I don’t know that I have a good solution for how to treat SIGPIPE as an error and work and play well with pre-existing software. I think it’s a complicated problem that stems, quite simply, from making a Unix shell that’s very unlike a Unix shell. And I 100% support that mission, it’s something I’ve been interested in as well, for a long time. The way I see it, a new shell needs to interface well with regular, existing programs, or people just won’t use it - and that always seems to limit where I can go with a design. There’s always a compromise somewhere. But as much as it frustrates me, when I try to think about what the shell could be - I think finding a way to work well with existing stuff is absolutely vital, even if it’s at the cost of other design goals.
I don’t know why you’re talking about builtins. I even prefixed “sort” and "head " with “e:” so there would be no question in my example that I’m talking about external commands. The question is strictly whether the shell should raise an exception for this condition, which IMO is a very common, non-failure case in existing shell utilities. Was I not clear about the situation I’m describing? Let me try again:
If you have a Unix pipeline like this:
cmd1 | cmd2The data exchange between the two processes is almost unidirectional, from cmd1 to cmd2. But in fact some information from cmd2 does make its way back to cmd1: if cmd2 is not consuming the data fast enough, the pipe buffer will fill up.
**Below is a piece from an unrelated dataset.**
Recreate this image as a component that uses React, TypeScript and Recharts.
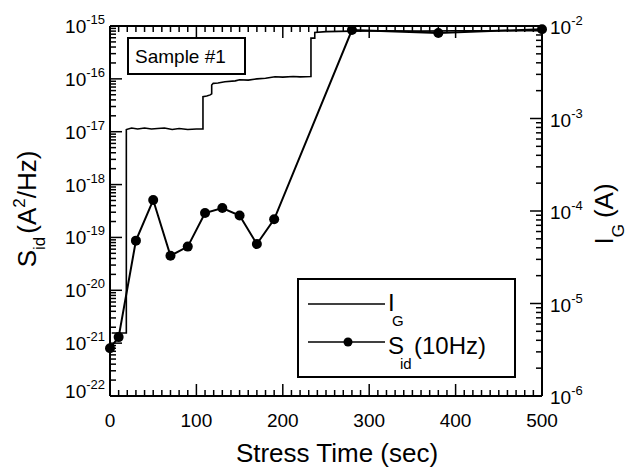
import React from "react";
import { ComposedChart, Line, XAxis, YAxis, Legend } from "recharts";

const FONT = "Liberation Sans, Arial, sans-serif";
const txt = { fontFamily: FONT };

// S_id at 10 Hz, one point per measurement
const sidTime = [0, 10, 30, 50, 70, 90, 110, 130, 150, 170, 190, 280, 380, 500];
const sidValue = [
  8e-22, 1.3e-21, 8.7e-20, 5.1e-19, 4.5e-20, 6.7e-20, 2.9e-19, 3.6e-19, 2.6e-19, 7.5e-20, 2.2e-19,
  8.4e-16, 7.4e-16, 8.7e-16,
];

const igTime = [
  2, 18.9, 18.9, 25, 32, 40, 48, 55, 63, 72, 80, 90, 100, 107.6, 107.6, 112, 116, 117.7, 117.7, 119.5,
  125, 133, 145, 150, 160, 170, 180, 191, 200, 212, 220, 232.6, 232.6, 237, 237, 250, 280, 320, 360,
  400, 450, 500,
];
const igValue = [
  4.8e-6, 4.8e-6, 7.6e-4, 7.9e-4, 7.7e-4, 7.9e-4, 7.7e-4, 7.8e-4, 7.9e-4, 7.6e-4, 7.8e-4, 7.6e-4,
  7.7e-4, 7.7e-4, 1.72e-3, 1.75e-3, 1.8e-3, 1.85e-3, 2.3e-3, 2.4e-3, 2.42e-3, 2.5e-3, 2.55e-3,
  2.62e-3, 2.6e-3, 2.68e-3, 2.72e-3, 2.83e-3, 2.8e-3, 2.85e-3, 2.82e-3, 2.85e-3, 7.4e-3, 7.4e-3,
  8.5e-3, 8.7e-3, 8.8e-3, 8.9e-3, 8.8e-3, 8.9e-3, 8.9e-3, 8.9e-3,
];

const xMajorTicks = [0, 100, 200, 300, 400, 500];
const leftDecades = [-22, -21, -20, -19, -18, -17, -16, -15];
const rightDecades = [-6, -5, -4, -3, -2];

const sidData = sidTime.map((t, i) => ({ t, sid: sidValue[i] }));
const igData = igTime.map((t, i) => ({ t, ig: igValue[i] }));

const xTicks = xMajorTicks.flatMap((m, i) =>
  i === xMajorTicks.length - 1 ? [m] : Array.from({ length: 10 }, (_, k) => m + k * 10)
);
const logTicks = (decades: number[]) =>
  decades.flatMap((d, i) =>
    i === decades.length - 1
      ? [Number(`1e${d}`)]
      : [1, 2, 3, 4, 5, 6, 7, 8, 9].map((k) => Number(`${k}e${d}`))
  );

const isMajorLog = (v: number) => Math.abs(Math.log10(v) - Math.round(Math.log10(v))) < 1e-6;

const LeftTick = ({ x, y, payload }: any) => {
  const v = payload.value;
  const major = isMajorLog(v);
  const exp = Math.round(Math.log10(v));
  const shift = exp === -22 ? -5 : 0;
  return (
    <g>
      <line x1={x} x2={x + (major ? 12 : 6)} y1={y} y2={y} stroke="#000" strokeWidth={1.5} />
      {major && (
        <text x={x - 5} y={y + 7 + shift} textAnchor="end" style={txt} fontSize={19} fill="#000">
          10<tspan dy={-9} fontSize={13}>{exp}</tspan>
        </text>
      )}
    </g>
  );
};

const RightTick = ({ x, y, payload }: any) => {
  const v = payload.value;
  const major = isMajorLog(v);
  const exp = Math.round(Math.log10(v));
  return (
    <g>
      <line x1={x} x2={x - (major ? 12 : 6)} y1={y} y2={y} stroke="#000" strokeWidth={1.5} />
      {major && (
        <text x={x + 8} y={y + 8} textAnchor="start" style={txt} fontSize={19} fill="#000">
          10<tspan dy={-9} fontSize={13}>{exp}</tspan>
        </text>
      )}
    </g>
  );
};

const BottomTick = ({ x, y, payload }: any) => {
  const major = payload.value % 100 === 0;
  return (
    <g>
      <line x1={x} x2={x} y1={y} y2={y - (major ? 12 : 6)} stroke="#000" strokeWidth={1.5} />
      {major && (
        <text x={x} y={y + 31} textAnchor="middle" style={txt} fontSize={19} fill="#000">
          {payload.value}
        </text>
      )}
    </g>
  );
};

const TopTick = ({ x, y, payload }: any) => {
  const major = payload.value % 100 === 0;
  return <line x1={x} x2={x} y1={y} y2={y + (major ? 12 : 6)} stroke="#000" strokeWidth={1.5} />;
};

const LeftTitle = () => (
  <text
    transform="translate(36,209) rotate(-90)"
    textAnchor="middle"
    style={txt}
    fontSize={26}
    fill="#000"
  >
    S<tspan dy={9} fontSize={17}>id</tspan>
    <tspan dy={-9} dx={3}>(A</tspan>
    <tspan dy={-11} fontSize={17}>2</tspan>
    <tspan dy={11}>/Hz)</tspan>
  </text>
);

const RightTitle = () => (
  <text
    transform="translate(613,214) rotate(-90)"
    textAnchor="middle"
    style={txt}
    fontSize={26}
    fill="#000"
  >
    I<tspan dy={11} fontSize={17}>G</tspan>
    <tspan dy={-11} dx={6}>(A)</tspan>
  </text>
);

const BottomTitle = () => (
  <text x={337} y={462} textAnchor="middle" style={txt} fontSize={26} fill="#000">
    Stress Time (sec)
  </text>
);

const LegendBox = () => (
  <svg width={219} height={100} style={{ display: "block" }}>
    <rect x={1} y={1} width={217} height={98} fill="#fff" stroke="#000" strokeWidth={2} />
    <line x1={11} x2={88} y1={26} y2={26} stroke="#000" strokeWidth={1.5} />
    <text x={91} y={33} style={txt} fontSize={24} fill="#000">
      I<tspan x={95} dy={15} fontSize={15}>G</tspan>
    </text>
    <line x1={11} x2={88} y1={64} y2={64} stroke="#000" strokeWidth={1.5} />
    <circle cx={51} cy={64} r={4.5} fill="#000" />
    <text x={91} y={76} style={txt} fontSize={24} fill="#000">
      S<tspan x={103} dy={15} fontSize={15}>id</tspan>
      <tspan x={117} dy={-15}>(10Hz)</tspan>
    </text>
  </svg>
);

export default function App() {
  return (
    <div style={{ position: "absolute", left: 0, top: 0, width: 629, height: 470, background: "#fff" }}>
      <ComposedChart width={629} height={470} margin={{ top: 16, right: 27, bottom: 34, left: 50 }}>
        <XAxis
          xAxisId="bottom"
          dataKey="t"
          type="number"
          domain={[0, 500]}
          ticks={xTicks}
          interval={0}
          tick={<BottomTick />}
          tickLine={false}
          tickSize={0}
          tickMargin={0}
          height={40}
          axisLine={{ stroke: "#000", strokeWidth: 2 }}
          label={<BottomTitle />}
        />
        <XAxis
          xAxisId="top"
          orientation="top"
          dataKey="t"
          type="number"
          domain={[0, 500]}
          ticks={xTicks}
          interval={0}
          tick={<TopTick />}
          tickLine={false}
          tickSize={0}
          tickMargin={0}
          height={10}
          axisLine={{ stroke: "#000", strokeWidth: 2 }}
        />
        <YAxis
          yAxisId="left"
          type="number"
          scale="log"
          domain={[1e-22, 1e-15]}
          ticks={logTicks(leftDecades)}
          interval={0}
          tick={<LeftTick />}
          tickLine={false}
          tickSize={0}
          tickMargin={0}
          width={60}
          axisLine={{ stroke: "#000", strokeWidth: 2 }}
          label={<LeftTitle />}
        />
        <YAxis
          yAxisId="right"
          orientation="right"
          type="number"
          scale="log"
          domain={[1e-6, 1e-2]}
          ticks={logTicks(rightDecades)}
          interval={0}
          tick={<RightTick />}
          tickLine={false}
          tickSize={0}
          tickMargin={0}
          width={60}
          axisLine={{ stroke: "#000", strokeWidth: 2 }}
          label={<RightTitle />}
        />
        <Line
          data={igData}
          xAxisId="top"
          yAxisId="right"
          dataKey="ig"
          name="I_G"
          type="linear"
          stroke="#000"
          strokeWidth={1.6}
          dot={false}
          isAnimationActive={false}
        />
        <Line
          data={sidData}
          xAxisId="bottom"
          yAxisId="left"
          dataKey="sid"
          name="S_id (10Hz)"
          type="linear"
          stroke="#000"
          strokeWidth={2}
          dot={{ r: 5, fill: "#000", stroke: "#000", strokeWidth: 0 }}
          isAnimationActive={false}
        />
        <Legend
          layout="vertical"
          align="center"
          verticalAlign="middle"
          content={<LegendBox />}
          wrapperStyle={{ position: "absolute", left: 297, top: 278, width: 219, height: 100 }}
        />
      </ComposedChart>
      <svg
        width={629}
        height={470}
        style={{ position: "absolute", left: 0, top: 0, pointerEvents: "none" }}
      >
        <rect x={128} y={38} width={117} height={36} fill="#fff" stroke="#000" strokeWidth={2} />
        <text x={135} y={63} style={txt} fontSize={19} fill="#000">
          Sample #1
        </text>
      </svg>
    </div>
  );
}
If cmd2 closes the pipe, cmd1 will see that the pipe is broken and can respond by shutting itself down.And SIGPIPE actually makes this behavior the default, effectively: because if a program tries to write to a pipe whose read end is closed, it will receive SIGPIPE and terminate.
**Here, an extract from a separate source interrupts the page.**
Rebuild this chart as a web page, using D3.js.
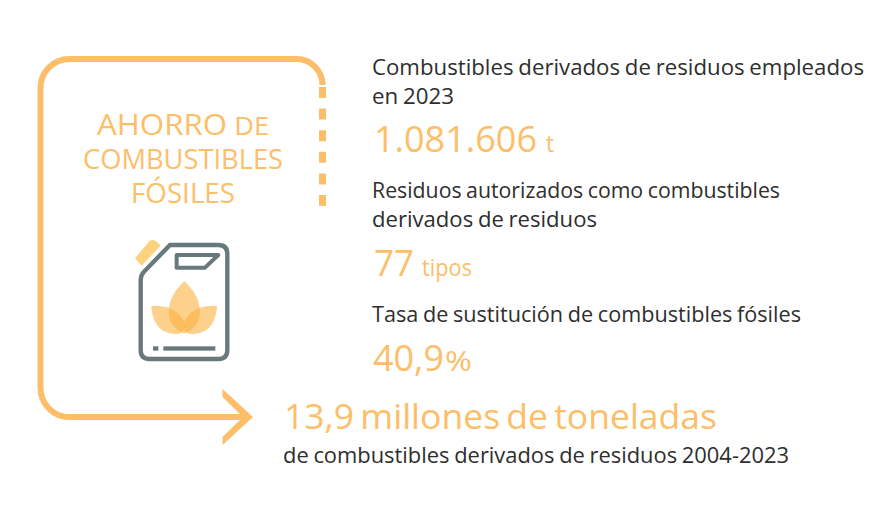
<!DOCTYPE html>
<html>
<head>
<meta charset="utf-8">
<style>
  html, body { margin: 0; padding: 0; background: #fff; }
  svg { display: block; }
  text { font-family: "Open Sans", sans-serif; }
</style>
</head>
<body>
<svg id="mainSvg" width="881" height="524"></svg>
<script src="https://d3js.org/d3.v7.min.js"></script>
<script>
  const orange = '#fdbe69', dark = '#2e2e2e', grey = '#68797e'

  // texts
  const titleLines = ['COMBUSTIBLES', 'FÓSILES']
  const descriptions = [
    'Combustibles derivados de residuos empleados', 'en 2023',
    'Residuos autorizados como combustibles', 'derivados de residuos',
    'Tasa de sustitución de combustibles fósiles'
  ]
  const statValues = ['1.081.606', '77', '40,9']
  const statUnits = ['t', 'tipos', '%']
  const totalValue = '13,9 millones de toneladas'
  const totalLabel = 'de combustibles derivados de residuos 2004-2023'

  const svg = d3.select('#mainSvg')

  // frame + arrow
  const frame = d3.path()
  frame.moveTo(322.5, 81)
  frame.arcTo(322.5, 59, 296, 59, 26)
  frame.lineTo(70, 59)
  frame.arcTo(40.5, 59, 40.5, 89, 29)
  frame.lineTo(40.5, 388)
  frame.arcTo(40.5, 417, 70, 417, 29)
  frame.lineTo(246, 417)
  svg.append('path').attr('d', frame.toString()).attr('fill', 'none')
    .attr('stroke', orange).attr('stroke-width', 6)

  svg.append('path').attr('d', 'M222.5,389 L253,417 L222.5,445 L222.5,437 L243,417 L222.5,397 Z')
    .attr('fill', orange)

  svg.append('line').attr('x1', 322.5).attr('x2', 322.5).attr('y1', 87).attr('y2', 207)
    .attr('stroke', orange).attr('stroke-width', 7).attr('stroke-dasharray', '11 10.6')

  // title
  const ahorro = svg.append('text').attr('x', 97).attr('y', 135).attr('fill', orange)
    .attr('textLength', 172).attr('lengthAdjust', 'spacingAndGlyphs')
  ahorro.append('tspan').attr('font-size', 30).text('AHORRO')
  ahorro.append('tspan').attr('font-size', 26).text(' DE')

  svg.append('text').attr('x', 83).attr('y', 169).attr('fill', orange).attr('font-size', 26.5)
    .attr('textLength', 200).attr('lengthAdjust', 'spacingAndGlyphs').text(titleLines[0])
  svg.append('text').attr('x', 131).attr('y', 203).attr('fill', orange).attr('font-size', 26.5)
    .attr('textLength', 104).attr('lengthAdjust', 'spacingAndGlyphs').text(titleLines[1])

  // icon, coords in a 3x working grid
  const icon = svg.append('g').attr('transform', 'translate(120,225) scale(0.3333)')

  icon.append('path')
    .attr('d', 'M45,100 L88,49 Q98,40 108,49 L122,62 L65,122 Z')
    .attr('fill', '#fdd27f')

  icon.append('path')
    .attr('d', 'M150,60 L295,60 Q322,60 322,87 L322,375 Q322,402 295,402 L89,402 Q62,402 62,375 L62,165 Q62,150 72,140 Z')
    .attr('fill', 'none').attr('stroke', grey).attr('stroke-width', 13)

  icon.append('path')
    .attr('d', 'M170,90 L295,90 L255,128 L170,128 Z')
    .attr('fill', 'none').attr('stroke', grey).attr('stroke-width', 12).attr('stroke-linejoin', 'round')

  icon.append('rect').attr('x', 99).attr('y', 364).attr('width', 16).attr('height', 13).attr('fill', grey)
  icon.append('rect').attr('x', 130).attr('y', 364).attr('width', 156).attr('height', 13).attr('fill', grey)

  const leaves = [
    'M193,168 C165,195 146,225 146,262 C146,295 170,318 193,326 C216,318 240,295 240,262 C240,225 221,195 193,168 Z',
    'M94,243 C130,240 170,250 190,285 C198,305 192,322 178,326 C150,330 118,318 105,290 C98,275 95,260 94,243 Z',
    'M291,243 C255,240 215,250 195,285 C187,305 193,322 207,326 C235,330 267,318 280,290 C287,275 290,260 291,243 Z'
  ]
  icon.selectAll('.leaf').data(leaves).enter().append('path').classed('leaf', true)
    .attr('d', d => d).attr('fill', '#fcb040').attr('fill-opacity', 0.6)

  // right column
  const descStyle = [
    { x: 372, y: 75, len: 492 },
    { x: 372, y: 104, len: 82 },
    { x: 372, y: 198, len: 408 },
    { x: 372, y: 227, len: 225 },
    { x: 372, y: 322, len: 429 }
  ]
  svg.selectAll('.desc').data(descriptions).enter().append('text').classed('desc', true)
    .attr('x', (d, i) => descStyle[i].x).attr('y', (d, i) => descStyle[i].y)
    .attr('textLength', (d, i) => descStyle[i].len).attr('lengthAdjust', 'spacingAndGlyphs')
    .attr('font-size', 22).attr('word-spacing', -1).attr('fill', dark).text(d => d)

  const statStyle = [
    { x: 374, y: 152, len: 163, ux: 546, ulen: 8, us: 24 },
    { x: 374, y: 276, len: 40, ux: 422, ulen: 50, us: 24 },
    { x: 373, y: 371, len: 71, ux: 445, ulen: 27, us: 28 }
  ]
  statValues.forEach((v, i) => {
    const s = statStyle[i]
    svg.append('text').attr('x', s.x).attr('y', s.y).attr('font-size', 36).attr('font-weight', 500)
      .attr('fill', orange)
      .attr('textLength', s.len).attr('lengthAdjust', 'spacingAndGlyphs').text(v)
    svg.append('text').attr('x', s.ux).attr('y', s.y).attr('font-size', s.us).attr('fill', orange)
      .attr('textLength', s.ulen).attr('lengthAdjust', 'spacingAndGlyphs').text(statUnits[i])
  })

  svg.append('text').attr('x', 284).attr('y', 429).attr('font-size', 35).attr('font-weight', 500)
    .attr('word-spacing', -3).attr('fill', orange)
    .attr('textLength', 433).attr('lengthAdjust', 'spacingAndGlyphs').text(totalValue)
  svg.append('text').attr('x', 283).attr('y', 463).attr('font-size', 22).attr('word-spacing', -1)
    .attr('fill', dark)
    .attr('textLength', 506).attr('lengthAdjust', 'spacingAndGlyphs').text(totalLabel)
</script>
</body>
</html>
The issue here is that this default behavior is found in all sorts of Unix utilities, and it’s not an error condition. But when you run a pipeline like that in elvish, when the pipe breaks and the data producer terminates with SIGPIPE, elvish sees that the program exited with a non-zero result code, and raises an exception:
While I think it makes sense to treat non-zero exit codes from external programs as exceptions, SIGPIPE is an exception, IMO, because it usually does not indicate a failure. I understand this creates some disparity in the handling of exit codes, but overall I think it probably makes more sense, when an external tool terminates with SIGPIPE, to not treat it as an error.